Where are the best ETF liquidity opportunities in Europe?
One of the major benefits of exchange traded funds (ETFs) is the real-time pricing and intraday liquidity and trading they offer compared with traditional mutual funds, which are only priced once a day.
Investors have the ability to invest in ETFs at any time during the trading day, just like normal shares, which is a significant benefit over mutual funds, especially in volatile environments when markets can experience significant movements intraday.
One important point for investors to understand is that under the Markets in Financial Instruments Directive (MiFID), ETF trades currently do not have to be reported in Europe, meaning investors cannot accurately measure the volume of shares traded.
However, under the second instalment of MiFID, which is on the horizon, it is likely that ETF trades will have to be reported in Europe and there will be a consolidated tape combining the trades that happen on the 20 exchanges in Europe where ETFs are listed.
At the moment, only around 30% of all ETF trades in Europe are reported.

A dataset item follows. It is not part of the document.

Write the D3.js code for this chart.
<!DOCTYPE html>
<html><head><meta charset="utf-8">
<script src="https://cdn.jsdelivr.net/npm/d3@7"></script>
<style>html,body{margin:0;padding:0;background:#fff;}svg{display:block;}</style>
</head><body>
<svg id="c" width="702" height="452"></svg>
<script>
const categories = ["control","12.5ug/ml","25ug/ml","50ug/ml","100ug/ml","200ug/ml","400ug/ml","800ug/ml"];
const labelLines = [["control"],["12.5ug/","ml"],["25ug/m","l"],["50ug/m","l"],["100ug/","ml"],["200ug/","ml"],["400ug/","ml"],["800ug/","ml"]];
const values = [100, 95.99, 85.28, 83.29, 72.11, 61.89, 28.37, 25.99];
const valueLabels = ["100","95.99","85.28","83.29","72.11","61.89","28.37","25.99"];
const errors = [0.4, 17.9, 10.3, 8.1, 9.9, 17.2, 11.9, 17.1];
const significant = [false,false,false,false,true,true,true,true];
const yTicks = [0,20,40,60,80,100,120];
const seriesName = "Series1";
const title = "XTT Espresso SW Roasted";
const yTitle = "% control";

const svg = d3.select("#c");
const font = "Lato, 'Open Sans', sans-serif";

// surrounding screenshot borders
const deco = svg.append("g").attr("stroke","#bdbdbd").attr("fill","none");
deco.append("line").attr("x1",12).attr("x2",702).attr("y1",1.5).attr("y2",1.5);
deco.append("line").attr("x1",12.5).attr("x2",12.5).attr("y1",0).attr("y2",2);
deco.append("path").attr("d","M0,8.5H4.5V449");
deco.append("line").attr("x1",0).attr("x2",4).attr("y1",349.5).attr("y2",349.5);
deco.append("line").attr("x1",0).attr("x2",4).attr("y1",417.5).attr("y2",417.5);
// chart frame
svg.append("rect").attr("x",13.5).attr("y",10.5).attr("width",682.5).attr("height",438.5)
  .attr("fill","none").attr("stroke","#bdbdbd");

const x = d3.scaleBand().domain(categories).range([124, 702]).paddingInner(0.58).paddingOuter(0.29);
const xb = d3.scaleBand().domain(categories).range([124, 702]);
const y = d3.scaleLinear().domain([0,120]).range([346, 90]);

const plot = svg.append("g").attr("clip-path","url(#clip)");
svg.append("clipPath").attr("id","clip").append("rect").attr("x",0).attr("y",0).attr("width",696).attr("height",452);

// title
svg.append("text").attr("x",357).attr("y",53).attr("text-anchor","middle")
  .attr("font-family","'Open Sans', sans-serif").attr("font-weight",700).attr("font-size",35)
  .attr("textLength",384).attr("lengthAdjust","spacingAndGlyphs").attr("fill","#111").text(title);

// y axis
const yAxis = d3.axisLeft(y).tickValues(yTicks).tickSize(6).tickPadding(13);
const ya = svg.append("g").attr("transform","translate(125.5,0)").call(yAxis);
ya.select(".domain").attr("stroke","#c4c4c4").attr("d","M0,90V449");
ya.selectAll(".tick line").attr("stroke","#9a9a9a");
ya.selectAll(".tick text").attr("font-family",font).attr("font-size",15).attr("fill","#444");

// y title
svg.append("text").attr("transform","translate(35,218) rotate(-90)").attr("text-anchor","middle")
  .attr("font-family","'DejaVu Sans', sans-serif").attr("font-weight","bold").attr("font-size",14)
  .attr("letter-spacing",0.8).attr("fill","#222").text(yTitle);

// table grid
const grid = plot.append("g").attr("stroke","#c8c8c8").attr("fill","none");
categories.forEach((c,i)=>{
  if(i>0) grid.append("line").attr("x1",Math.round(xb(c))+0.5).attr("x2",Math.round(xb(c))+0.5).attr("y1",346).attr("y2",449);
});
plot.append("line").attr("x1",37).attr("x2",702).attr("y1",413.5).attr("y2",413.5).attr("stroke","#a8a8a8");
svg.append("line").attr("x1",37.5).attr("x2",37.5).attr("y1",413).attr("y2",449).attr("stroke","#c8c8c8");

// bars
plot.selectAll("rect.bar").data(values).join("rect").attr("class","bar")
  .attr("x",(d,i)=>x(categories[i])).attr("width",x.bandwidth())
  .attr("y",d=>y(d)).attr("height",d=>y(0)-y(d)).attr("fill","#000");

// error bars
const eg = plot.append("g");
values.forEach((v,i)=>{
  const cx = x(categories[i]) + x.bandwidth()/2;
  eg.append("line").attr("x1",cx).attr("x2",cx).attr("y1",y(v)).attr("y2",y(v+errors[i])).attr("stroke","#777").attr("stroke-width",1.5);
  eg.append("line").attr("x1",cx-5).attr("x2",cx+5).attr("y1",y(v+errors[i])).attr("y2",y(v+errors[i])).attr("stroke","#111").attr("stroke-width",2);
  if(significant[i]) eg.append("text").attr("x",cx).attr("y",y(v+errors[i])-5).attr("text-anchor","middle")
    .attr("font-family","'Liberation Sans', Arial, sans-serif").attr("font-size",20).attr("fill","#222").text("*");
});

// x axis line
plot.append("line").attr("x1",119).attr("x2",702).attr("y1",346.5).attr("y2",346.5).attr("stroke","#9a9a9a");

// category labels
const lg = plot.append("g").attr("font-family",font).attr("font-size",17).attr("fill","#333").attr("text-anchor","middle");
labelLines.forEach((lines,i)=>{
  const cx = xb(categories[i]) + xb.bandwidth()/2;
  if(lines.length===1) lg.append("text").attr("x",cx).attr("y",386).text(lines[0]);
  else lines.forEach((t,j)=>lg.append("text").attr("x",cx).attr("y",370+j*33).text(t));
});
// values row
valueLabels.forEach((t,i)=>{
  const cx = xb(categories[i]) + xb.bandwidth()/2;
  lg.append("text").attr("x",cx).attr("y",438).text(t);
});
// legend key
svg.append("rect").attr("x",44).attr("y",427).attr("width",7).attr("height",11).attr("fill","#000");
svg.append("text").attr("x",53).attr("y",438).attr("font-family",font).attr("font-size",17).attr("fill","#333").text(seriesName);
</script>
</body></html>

The London Stock Exchange and Swiss Stock Exchange currently require all trades of ETFs to be reported, but other exchanges across Europe do not require this. As a result, around 70% of ETF trades are not reported, so those volumes that you do see only represent the tip of the iceberg.

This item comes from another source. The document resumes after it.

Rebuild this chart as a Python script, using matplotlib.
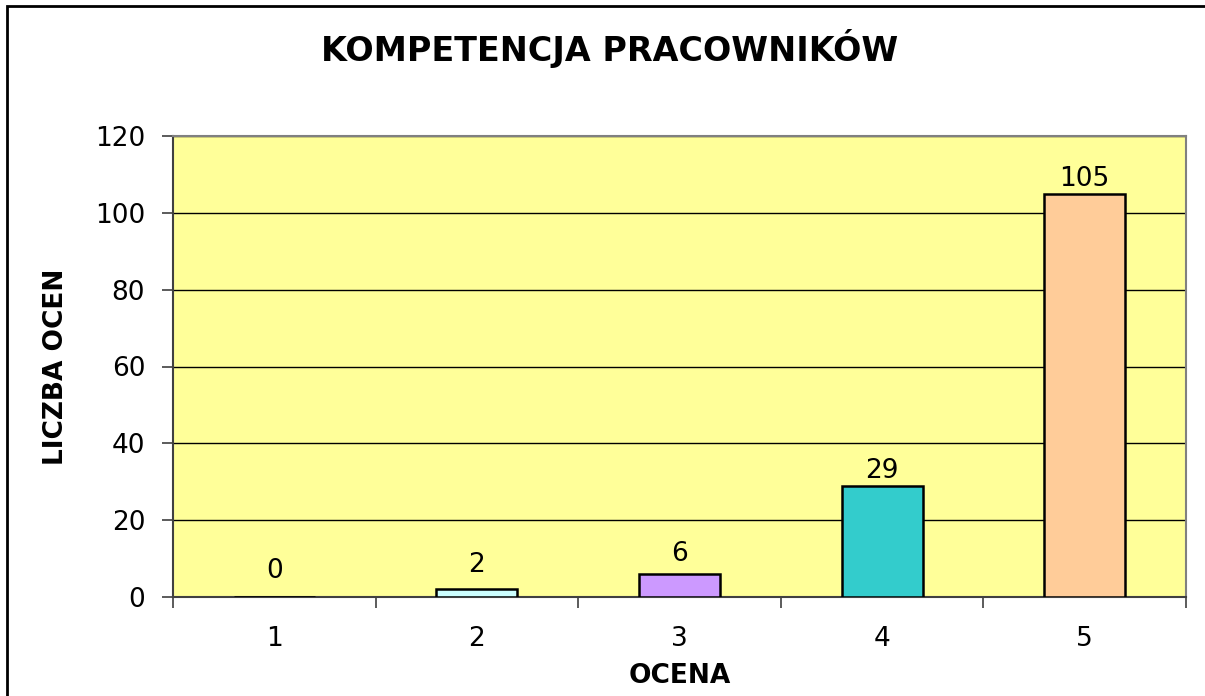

Not only is there a lack of reporting requirements, but liquidity is also further fragmented by the cross-listing of products on multiple exchanges, as visible trading volumes are not focused in one place. So one ETF can be primarily listed on the London Stock Exchange for example, but it can also be listed on the Borsa Italiana and Xetra.
This means that liquidity is split into smaller pools and the true liquidity is not in whatever you can see, it is in the underlying index the ETF is tracking (below is a table of the top 10 ETPs in terms of assets under management and daily liquidity).
In terms of the amount of trading done in Europe, reported ETF trades currently account for only 10% of all equity trades, but over the next few years it will start to move more towards the US figure, where ETF trades account for around 25% of all equity trades.
It is also the case in the US that within the 10 most actively traded stocks, four or five of them are ETFs. Europe will start to move towards this over the next few years.
Liquidity, over the course of the day, is typically higher and more focused when the underlying markets are open. So for an ETF tracking the US, liquidity will tend to be higher in the afternoon when the US markets are open. This means the spreads will be tighter, so it’s easier for brokers to trade.
In terms of the threshold for primary versus secondary trading in the ETF, when a large order is placed that is more than 20% of what the ETF normally trades in a day, this would likely have market impact if done on a secondary a basis – which is why the primary creation mechanism is used.
In a creation, an authorised broker can trade the underlying portfolio and send the securities to the custodian, creating new units of the ETF in the primary market rather than trading existing units on the secondary market, so the ETF gets bigger.